Was Canceling Roseanne The Best We Could Do?

Though this is old news now because it happened last week,  Roseanne had the revival of her TV show cancelled because she wrote an insulting tweet that included a racist component to her message.  The reaction to her tweet was predictable: she was rightly condemned and then had her TV series cancelled.  And we need to ask whether such a response was necessary.

Now I am neither a fan of her TV show nor a fan of her politics. But I disagreed with her firing because of principle. That principle being that we should not respond to all intolerable messages and actions with punishment, especially the harshest punishment available.  For a TV entertainer, the canceling of one's own show is one of the harshest punishments one could receive.

Why oppose the canceling of her show because of a racist tweet? It isn't because racism should be tolerated, quite the opposite is the case. Rather, the question we should be asking is whether harshly punishing each instance of racism is the best way to respond to it.

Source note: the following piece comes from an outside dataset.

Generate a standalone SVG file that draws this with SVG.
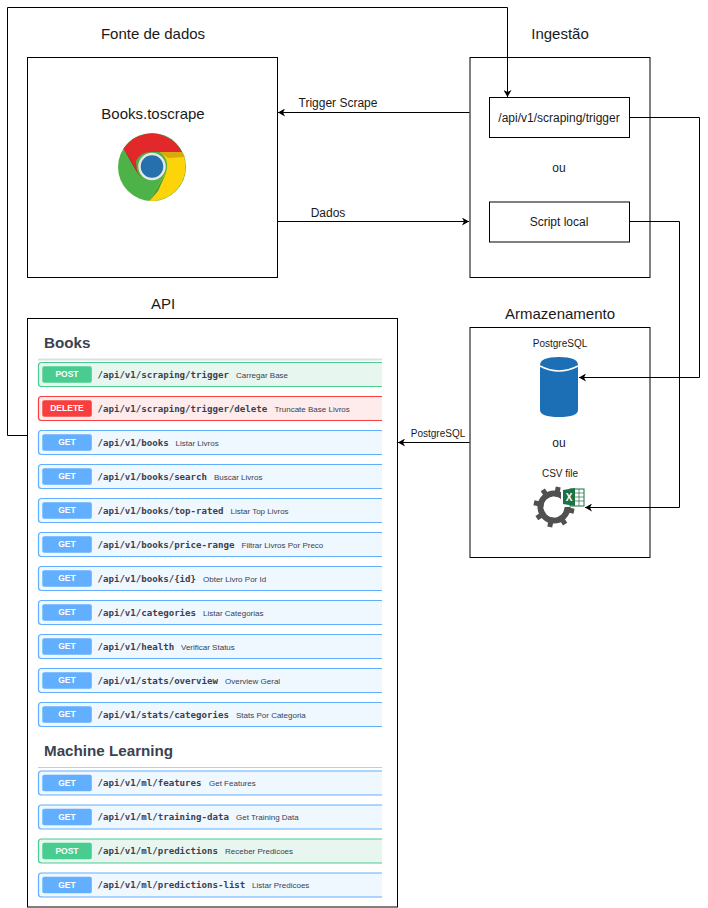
<svg xmlns="http://www.w3.org/2000/svg" width="708" height="908" viewBox="0 0 708 908">
<defs>
<style>
text{font-family:"Liberation Sans",Arial,sans-serif;fill:#1a1a1a}
.box{fill:#fff;stroke:#000;stroke-width:1}
.tb{fill:none;stroke:#000;stroke-width:1}
.c{fill:none;stroke:#000;stroke-width:1}
.t{font-size:15px;text-anchor:middle}
.s{font-size:12px;text-anchor:middle}
.x{font-size:10px;text-anchor:middle}
.h{font-size:15.200px;font-weight:bold;fill:#3b4151}
.m{font-size:8.500px;font-weight:bold;fill:#fff;text-anchor:middle}
.p{font-family:"DejaVu Sans Mono","Liberation Mono",monospace;font-size:9.100px;font-weight:bold;fill:#3b4151}
.d{font-size:8px;fill:#3b4151}
.r{stroke-width:1.200}
.rg{fill:#eff7ff;stroke:#61affe}
.rp{fill:#e8f6f0;stroke:#49cc90}
.rd{fill:#feebeb;stroke:#f93e3e}
.bg{fill:#61affe}.bp{fill:#49cc90}.bd{fill:#f93e3e}
</style>
<marker id="a" markerWidth="8" markerHeight="8" refX="7" refY="4" orient="auto" markerUnits="userSpaceOnUse"><path d="M0 0L7 4L0 8L2 4Z" fill="#000"/></marker>
<clipPath id="rows"><rect x="30" y="340" width="352" height="565"/></clipPath>
<rect id="rowg" class="r rg" x="38.500" y="-12" width="360" height="24" rx="3"/>
<rect id="rowp" class="r rp" x="38.500" y="-12" width="360" height="24" rx="3"/>
<rect id="rowd" class="r rd" x="38.500" y="-12" width="360" height="24" rx="3"/>
<rect id="btng" class="bg" x="42.300" y="-8.200" width="49.500" height="16.400" rx="2"/>
<rect id="btnp" class="bp" x="42.300" y="-8.200" width="49.500" height="16.400" rx="2"/>
<rect id="btnd" class="bd" x="42.300" y="-8.200" width="49.500" height="16.400" rx="2"/>
</defs>

<text class="t" x="153" y="38.500">Fonte de dados</text>
<text class="t" x="560" y="38.500">Ingestão</text>
<text class="t" x="163" y="309">API</text>
<text class="t" x="560" y="319">Armazenamento</text>

<g id="fonte">
<rect class="box" x="27.500" y="57.500" width="250" height="220"/>
<text class="t" x="153" y="119">Books.toscrape</text>
<g id="chrome">
<circle cx="152" cy="167" r="34" fill="#4db348"/>
<path d="M123.500 148.500A34 34 0 0 1 182 152L152 152Q140 152 136 161L137 172Z" fill="#e2282b"/>
<path d="M182 152A34 34 0 0 1 149.500 200.900L166 172Q170 160 160 152Z" fill="#fdd30a"/>
<path d="M160 152L182 152L185 157L168 158Z" fill="#d9a90c"/>
<path d="M123.500 148.500L137 172L141 178L130 158Z" fill="#b92327"/>
<path d="M149.500 201L167 171L158 191Z" fill="#3f9a42"/>
<circle cx="152" cy="166.500" r="12.500" fill="#2570ad" stroke="#e6e6e6" stroke-width="2.500"/>
</g>
</g>

<g id="ingestao">
<rect class="tb" x="470" y="57.500" width="180" height="220"/>
<text class="s" x="559" y="172">ou</text>
</g>
<g id="trigger"><rect class="box" x="489.500" y="97.500" width="140" height="40"/><text class="s" x="559" y="122">/api/v1/scraping/trigger</text></g>
<g id="script"><rect class="box" x="489.500" y="202" width="140" height="40"/><text class="s" x="559" y="226">Script local</text></g>

<g id="armazenamento">
<rect class="tb" x="470" y="327.500" width="180" height="230"/>
<text class="x" x="560" y="347">PostgreSQL</text>
<g id="cyl"><path d="M540 365Q540 357 559 357Q578 357 578 365V410Q578 417 559 417Q540 417 540 410Z" fill="#1c6fb5"/><path d="M540 366Q559 376 578 366" fill="none" stroke="#fff" stroke-width="1.500"/></g>
<text class="s" x="559" y="447">ou</text>
<text class="x" x="560" y="477">CSV file</text>
<g id="gear">
<circle cx="554" cy="507" r="13.500" fill="none" stroke="#505050" stroke-width="6"/>
<g stroke="#505050" stroke-width="5" transform="rotate(12 554 507)">
<path d="M554 486.500V527.500M533.500 507H574.500M539.500 492.500L568.500 521.500M568.500 492.500L539.500 521.500"/>
</g>
<circle cx="554" cy="507" r="10.500" fill="#fff"/>
</g>
<g id="excel"><rect x="561" y="487" width="24" height="20" fill="#fff"/><rect x="570" y="489" width="14" height="17" fill="#fff" stroke="#1e7145" stroke-width="1"/><path d="M574 493H584M574 497H584M574 501H584M579 489V506" stroke="#1e7145" stroke-width=".7"/><path d="M563 490L575 488V506L563 504Z" fill="#1e7145"/><text x="569" y="501" style="font-size:10px;font-weight:bold;fill:#fff;text-anchor:middle">X</text></g>
</g>

<g id="connectors">
<path class="c" d="M469.500 112.500H278" marker-end="url(#a)"/>
<path class="c" d="M277.500 221.500H469" marker-end="url(#a)"/>
<path class="c" d="M27 435.500H7.500V7.500H507.500V97" marker-end="url(#a)"/>
<path class="c" d="M629.500 117.500H699.500V377.500H579" marker-end="url(#a)"/>
<path class="c" d="M629.500 221.500H679.500V507.500H585" marker-end="url(#a)"/>
<path class="c" d="M469.500 442.500H398" marker-end="url(#a)"/>
<text class="s" x="338" y="107">Trigger Scrape</text>
<text class="s" x="328" y="217">Dados</text>
<text x="438" y="437" style="font-size:10px;text-anchor:middle">PostgreSQL</text>
</g>

<g id="api">
<rect class="box" x="27.500" y="318.500" width="370" height="588.500"/>
<text class="h" x="44" y="347.500">Books</text>
<path d="M38 359.500H382" stroke="#dcdfe3" stroke-width="2"/>
<text class="h" x="44" y="756">Machine Learning</text>
<path d="M38 767.500H382" stroke="#c8cbcf" stroke-width="1"/>
<g clip-path="url(#rows)">
<g transform="translate(0 374.500)"><use href="#rowp"/><use href="#btnp"/><text class="m" x="67" y="2.500">POST</text><text class="p" x="97.500" y="3">/api/v1/scraping/trigger</text><text class="d" x="236" y="3">Carregar Base</text></g>
<g transform="translate(0 408.500)"><use href="#rowd"/><use href="#btnd"/><text class="m" x="67" y="2.500">DELETE</text><text class="p" x="97.500" y="3">/api/v1/scraping/trigger/delete</text><text class="d" x="274.500" y="3">Truncate Base Livros</text></g>
<g transform="translate(0 442.500)"><use href="#rowg"/><use href="#btng"/><text class="m" x="67" y="2.500">GET</text><text class="p" x="97.500" y="3">/api/v1/books</text><text class="d" x="175.500" y="3">Listar Livros</text></g>
<g transform="translate(0 476.500)"><use href="#rowg"/><use href="#btng"/><text class="m" x="67" y="2.500">GET</text><text class="p" x="97.500" y="3">/api/v1/books/search</text><text class="d" x="214" y="3">Buscar Livros</text></g>
<g transform="translate(0 510.500)"><use href="#rowg"/><use href="#btng"/><text class="m" x="67" y="2.500">GET</text><text class="p" x="97.500" y="3">/api/v1/books/top-rated</text><text class="d" x="230.500" y="3">Listar Top Livros</text></g>
<g transform="translate(0 544.500)"><use href="#rowg"/><use href="#btng"/><text class="m" x="67" y="2.500">GET</text><text class="p" x="97.500" y="3">/api/v1/books/price-range</text><text class="d" x="241.500" y="3">Filtrar Livros Por Preco</text></g>
<g transform="translate(0 578.500)"><use href="#rowg"/><use href="#btng"/><text class="m" x="67" y="2.500">GET</text><text class="p" x="97.500" y="3">/api/v1/books/{id}</text><text class="d" x="203" y="3">Obter Livro Por Id</text></g>
<g transform="translate(0 612.500)"><use href="#rowg"/><use href="#btng"/><text class="m" x="67" y="2.500">GET</text><text class="p" x="97.500" y="3">/api/v1/categories</text><text class="d" x="203" y="3">Listar Categorias</text></g>
<g transform="translate(0 646.500)"><use href="#rowg"/><use href="#btng"/><text class="m" x="67" y="2.500">GET</text><text class="p" x="97.500" y="3">/api/v1/health</text><text class="d" x="181" y="3">Verificar Status</text></g>
<g transform="translate(0 680.500)"><use href="#rowg"/><use href="#btng"/><text class="m" x="67" y="2.500">GET</text><text class="p" x="97.500" y="3">/api/v1/stats/overview</text><text class="d" x="225" y="3">Overview Geral</text></g>
<g transform="translate(0 714.500)"><use href="#rowg"/><use href="#btng"/><text class="m" x="67" y="2.500">GET</text><text class="p" x="97.500" y="3">/api/v1/stats/categories</text><text class="d" x="236" y="3">Stats Por Categoria</text></g>
<g transform="translate(0 783)"><use href="#rowg"/><use href="#btng"/><text class="m" x="67" y="2.500">GET</text><text class="p" x="97.500" y="3">/api/v1/ml/features</text><text class="d" x="209" y="3">Get Features</text></g>
<g transform="translate(0 817)"><use href="#rowg"/><use href="#btng"/><text class="m" x="67" y="2.500">GET</text><text class="p" x="97.500" y="3">/api/v1/ml/training-data</text><text class="d" x="236" y="3">Get Training Data</text></g>
<g transform="translate(0 851)"><use href="#rowp"/><use href="#btnp"/><text class="m" x="67" y="2.500">POST</text><text class="p" x="97.500" y="3">/api/v1/ml/predictions</text><text class="d" x="225" y="3">Receber Predicoes</text></g>
<g transform="translate(0 885)"><use href="#rowg"/><use href="#btng"/><text class="m" x="67" y="2.500">GET</text><text class="p" x="97.500" y="3">/api/v1/ml/predictions-list</text><text class="d" x="252" y="3">Listar Predicoes</text></g>
</g>
</g>
</svg>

Why punish racism? There are certainly times it should be. But sometimes punishing a certain act is done for appearances, it is done to make the person or party that punishes or calls for punishment look good. Such was the case when Martin Luther tried to convince his fellow Germans, both regular citizens and German princes, to punish the Jews for their their rejection of Christ. Back then, Martin Luther told his fellow Germans that if they did not punish the Jews as he suggested, then they would be guilty of being complicit with the unbelief of the Jews.

Now certainly the above comparison is not being made to say that the Jewish faith, with its rejection of Jesus Christ as the Messiah,  is comparable with the racism.  What is comparable here is that sometimes  attempts at punishing others, such as what Martin Luther told the Germans to do, is done for  reasons other than trying to correct a situation.  It is done to make the person punishing feel good, or at least less guilty, about the stand they were taking. And though what Luther instructed his fellow Germans to do is now rightly seen as horrific and intolerable, it was tragically seen as a righteous response back then to what was seen back then as something that was intolerable.

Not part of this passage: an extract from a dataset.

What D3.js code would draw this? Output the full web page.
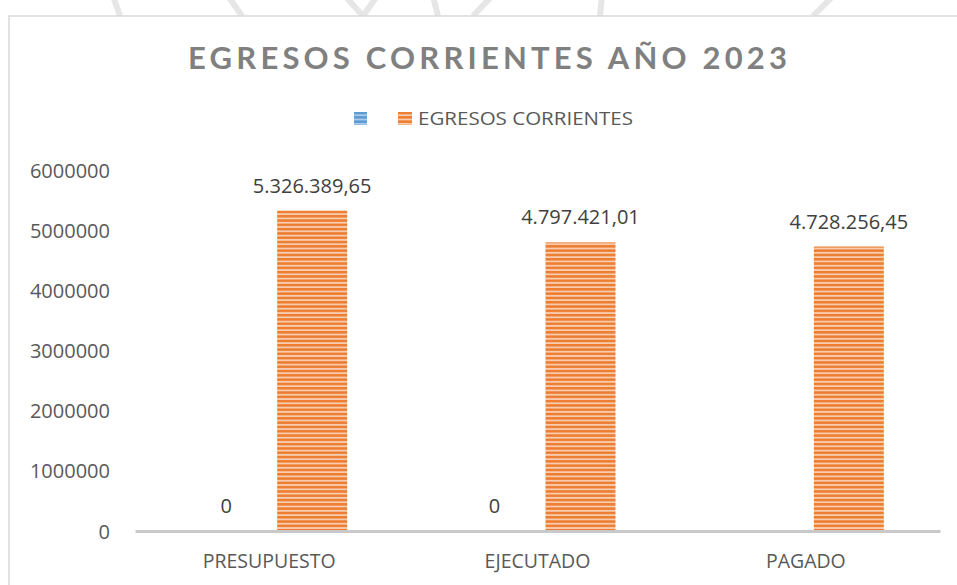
<!DOCTYPE html>
<html>
<head>
<meta charset="utf-8">
<script src="https://cdn.jsdelivr.net/npm/d3@7"></script>
<style>
  html, body { margin: 0; padding: 0; background: #fff; }
  svg { display: block; }
</style>
</head>
<body>
<svg id="chart" width="957" height="585"></svg>
<script>
// ---- data ----
const categories = ["PRESUPUESTO", "EJECUTADO", "PAGADO"];
const seriesNames = ["", "EGRESOS CORRIENTES"];
const seriesBlue = [0, 0, null];
const seriesOrange = [5326389.65, 4797421.01, 4728256.45];
const yTicks = [0, 1000000, 2000000, 3000000, 4000000, 5000000, 6000000];
const titleText = "EGRESOS CORRIENTES AÑO 2023";

const svg = d3.select("#chart");
const W = 957, H = 585;

// ---- patterns ----
const defs = svg.append("defs");
function stripe(id, dark, light) {
  const p = defs.append("pattern").attr("id", id).attr("patternUnits", "userSpaceOnUse")
    .attr("width", 8).attr("height", 4.3);
  p.append("rect").attr("width", 8).attr("height", 4.3).attr("fill", light);
  p.append("rect").attr("y", 0).attr("width", 8).attr("height", 2.5).attr("fill", dark);
}
stripe("pOrange", "#ED7D31", "#F8CCAE");
stripe("pBlue", "#5B9BD5", "#A9CBEA");

// ---- watermark strokes above chart box ----
const wm = [[113,0,120,16],[228,0,242,16],[345,0,363,16],[377,0,363,16],
            [433,0,438,16],[492,0,473,16],[602,0,600,16],[833,0,813,16]];
svg.selectAll("line.wm").data(wm).join("line").attr("class","wm")
  .attr("x1", d => d[0]).attr("y1", d => d[1] - 4).attr("x2", d => d[2]).attr("y2", d => d[3])
  .attr("stroke", "#e6e6e6").attr("stroke-width", 6);

// ---- chart box ----
svg.append("rect").attr("x", 9).attr("y", 16).attr("width", W).attr("height", H)
  .attr("fill", "#fff").attr("stroke", "#d9d9d9").attr("stroke-width", 1.5);

// ---- title ----
svg.append("text").attr("x", 188).attr("y", 69)
  .attr("textLength", 599).attr("lengthAdjust", "spacing")
  .style("font-family", "Lato, 'Open Sans', sans-serif").style("font-weight", "bold")
  .style("font-size", "31px").attr("fill", "#808080").text(titleText);

// ---- legend ----
svg.append("rect").attr("x", 354).attr("y", 112).attr("width", 13).attr("height", 13).attr("fill", "url(#pBlue)");
svg.append("rect").attr("x", 398).attr("y", 112).attr("width", 14).attr("height", 13).attr("fill", "url(#pOrange)");
svg.append("text").attr("x", 418).attr("y", 125)
  .attr("textLength", 215).attr("lengthAdjust", "spacingAndGlyphs")
  .style("font-family", "'Open Sans', sans-serif").style("font-size", "18px")
  .attr("fill", "#595959").text(seriesNames[1]);

// ---- scales ----
const x0 = d3.scaleBand().domain(categories).range([135, 940]).padding(0);
const x1 = d3.scaleBand().domain([0, 1])
  .range([x0.bandwidth() / 2 - 78, x0.bandwidth() / 2 + 78]).paddingInner(0.186).paddingOuter(0);
const y = d3.scaleLinear().domain([0, 6000000]).range([531, 170]);

// ---- y axis labels ----
const yAxis = d3.axisLeft(y).tickValues(yTicks).tickFormat(d3.format("d")).tickSize(0).tickPadding(0);
const gy = svg.append("g").attr("transform", "translate(110,0)").call(yAxis);
gy.select(".domain").remove();
gy.selectAll("text").style("font-family", "'Open Sans', sans-serif").style("font-size", "20px")
  .attr("fill", "#595959").attr("dy", "0.35em");

// ---- bars ----
const locale = d3.formatLocale({ decimal: ",", thousands: ".", grouping: [3], currency: ["", ""] });
const fmt = v => v === 0 ? "0" : locale.format(",.2f")(v);

const rows = [];
categories.forEach((c, i) => {
  rows.push({ cat: c, s: 0, v: seriesBlue[i] });
  rows.push({ cat: c, s: 1, v: seriesOrange[i] });
});
const valid = rows.filter(d => d.v !== null);

svg.selectAll("rect.bar").data(valid).join("rect").attr("class", "bar")
  .attr("x", d => x0(d.cat) + x1(d.s)).attr("width", x1.bandwidth())
  .attr("y", d => y(d.v)).attr("height", d => y(0) - y(d.v))
  .attr("fill", d => d.s === 0 ? "url(#pBlue)" : "url(#pOrange)");

svg.selectAll("text.lbl").data(valid).join("text").attr("class", "lbl")
  .attr("x", d => x0(d.cat) + x1(d.s) + x1.bandwidth() / 2)
  .attr("y", d => y(d.v) - 18).attr("text-anchor", "middle")
  .style("font-family", "'Open Sans', sans-serif").style("font-size", "20px")
  .attr("fill", "#404040").text(d => fmt(d.v));

// ---- x axis ----
const xAxis = d3.axisBottom(x0).tickSize(0).tickPadding(0);
const gx = svg.append("g").attr("transform", "translate(0,531)").call(xAxis);
gx.select(".domain").attr("stroke", "#c9c9c9").attr("stroke-width", 3);
gx.selectAll("text").attr("y", 37).attr("dy", 0)
  .style("font-family", "'Open Sans', sans-serif").style("font-size", "19.5px").attr("fill", "#595959");
</script>
</body>
</html>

The problem being pointed to here is that using harsh punishment a first resort to an intolerable view or statement sometimes interferes with eliminating that view or statement. That is especially true with racism. If we mandate that every expression of racism be harshly punished. we will less likely be able to be honest about the racism that lurks in the hearts of so many of us. That fear of punishment will produce a conflict of interest in us when we are asked to examine ourselves. That fear of punishment will more likely cause us to deny having any racism in our thoughts, attitudes, and beliefs.

Now saying that punishment should not always be our first resort when responding to racism is in no way an effort to say that racism should be tolerated. Nor is it an effort to say that our first response to expressions of racism should never involve punishment. Rather,  what is being said is that our concern here should first be practical. But when we always resorting to punishment to racism, it interferes with our ability to admit and correct what is inside of us. And that sometimes punishing expressions of racism helps, but to always punish does not. Instead, always responding with punishment interferes with us correcting our views. Racism can't be tolerated, but it is most likely to be tolerated when our first concern is on avoiding punishment rather than correcting what is wrong with us.

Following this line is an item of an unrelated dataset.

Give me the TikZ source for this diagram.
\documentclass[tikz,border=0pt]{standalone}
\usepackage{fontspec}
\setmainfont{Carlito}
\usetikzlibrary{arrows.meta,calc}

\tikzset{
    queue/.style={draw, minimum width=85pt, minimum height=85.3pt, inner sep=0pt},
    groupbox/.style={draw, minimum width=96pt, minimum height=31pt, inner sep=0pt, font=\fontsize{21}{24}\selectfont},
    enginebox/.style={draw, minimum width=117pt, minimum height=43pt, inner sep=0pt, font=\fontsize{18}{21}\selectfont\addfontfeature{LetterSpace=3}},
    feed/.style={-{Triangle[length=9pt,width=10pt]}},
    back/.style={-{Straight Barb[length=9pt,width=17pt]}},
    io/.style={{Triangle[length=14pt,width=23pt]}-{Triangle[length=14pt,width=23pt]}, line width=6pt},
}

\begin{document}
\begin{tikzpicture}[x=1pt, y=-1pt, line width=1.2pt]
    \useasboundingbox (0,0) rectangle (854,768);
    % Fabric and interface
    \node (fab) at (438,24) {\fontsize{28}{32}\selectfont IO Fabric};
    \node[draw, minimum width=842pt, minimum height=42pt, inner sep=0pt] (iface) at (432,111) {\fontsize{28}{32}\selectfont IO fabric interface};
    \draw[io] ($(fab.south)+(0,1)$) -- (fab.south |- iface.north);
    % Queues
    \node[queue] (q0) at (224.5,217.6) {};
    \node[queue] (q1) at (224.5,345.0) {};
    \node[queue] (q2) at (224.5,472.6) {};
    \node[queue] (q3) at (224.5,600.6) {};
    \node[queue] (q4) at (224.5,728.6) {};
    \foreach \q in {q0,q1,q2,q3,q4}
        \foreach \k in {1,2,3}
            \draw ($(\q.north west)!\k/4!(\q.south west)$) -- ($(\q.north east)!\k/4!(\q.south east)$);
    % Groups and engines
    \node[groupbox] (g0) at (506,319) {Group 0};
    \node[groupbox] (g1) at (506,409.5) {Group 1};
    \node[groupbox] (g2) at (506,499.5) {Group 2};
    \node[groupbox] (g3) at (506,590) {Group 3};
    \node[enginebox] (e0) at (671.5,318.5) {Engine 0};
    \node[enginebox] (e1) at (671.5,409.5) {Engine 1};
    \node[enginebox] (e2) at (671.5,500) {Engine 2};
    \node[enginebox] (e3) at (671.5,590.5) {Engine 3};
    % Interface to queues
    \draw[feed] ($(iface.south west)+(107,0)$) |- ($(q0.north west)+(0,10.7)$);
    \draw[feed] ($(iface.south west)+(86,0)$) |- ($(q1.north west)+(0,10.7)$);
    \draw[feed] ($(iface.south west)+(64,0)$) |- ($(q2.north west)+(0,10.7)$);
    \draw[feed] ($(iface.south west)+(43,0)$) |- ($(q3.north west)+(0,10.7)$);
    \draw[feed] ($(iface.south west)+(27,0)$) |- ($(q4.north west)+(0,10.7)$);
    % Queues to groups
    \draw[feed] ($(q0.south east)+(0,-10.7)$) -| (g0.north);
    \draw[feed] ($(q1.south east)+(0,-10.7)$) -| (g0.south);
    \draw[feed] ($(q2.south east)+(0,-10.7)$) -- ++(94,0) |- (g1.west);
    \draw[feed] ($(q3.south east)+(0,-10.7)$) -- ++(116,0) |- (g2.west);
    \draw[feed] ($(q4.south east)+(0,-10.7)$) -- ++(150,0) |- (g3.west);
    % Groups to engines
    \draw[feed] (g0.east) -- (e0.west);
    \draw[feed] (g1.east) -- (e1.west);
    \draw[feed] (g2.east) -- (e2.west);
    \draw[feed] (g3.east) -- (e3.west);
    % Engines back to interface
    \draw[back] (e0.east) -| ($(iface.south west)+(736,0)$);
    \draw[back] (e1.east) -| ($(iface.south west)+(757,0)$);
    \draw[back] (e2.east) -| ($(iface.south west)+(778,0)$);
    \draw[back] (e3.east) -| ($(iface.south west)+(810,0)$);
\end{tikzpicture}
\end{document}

Certainly any expression of racism is intolerable. And certainly we should sometimes immediately punish certain expressions of racism in word or deed. But when our first resort to reacting to all expressions of racism is always punishment, we all but guarantee that racism lives on in our minds and hearts.

I can't confidently say what the correct response to Roseanne's racist tweet should be. But it seems to me that inviting Roseanne to apologize and admit the wrongness of her tweet could have been a good start. That focusing on changing Roseanne's attitudes rather than trying to prove something about ourselves for the sake of appearances is preferable. And again, I write this as a person who is fan of neither her show nor her politics.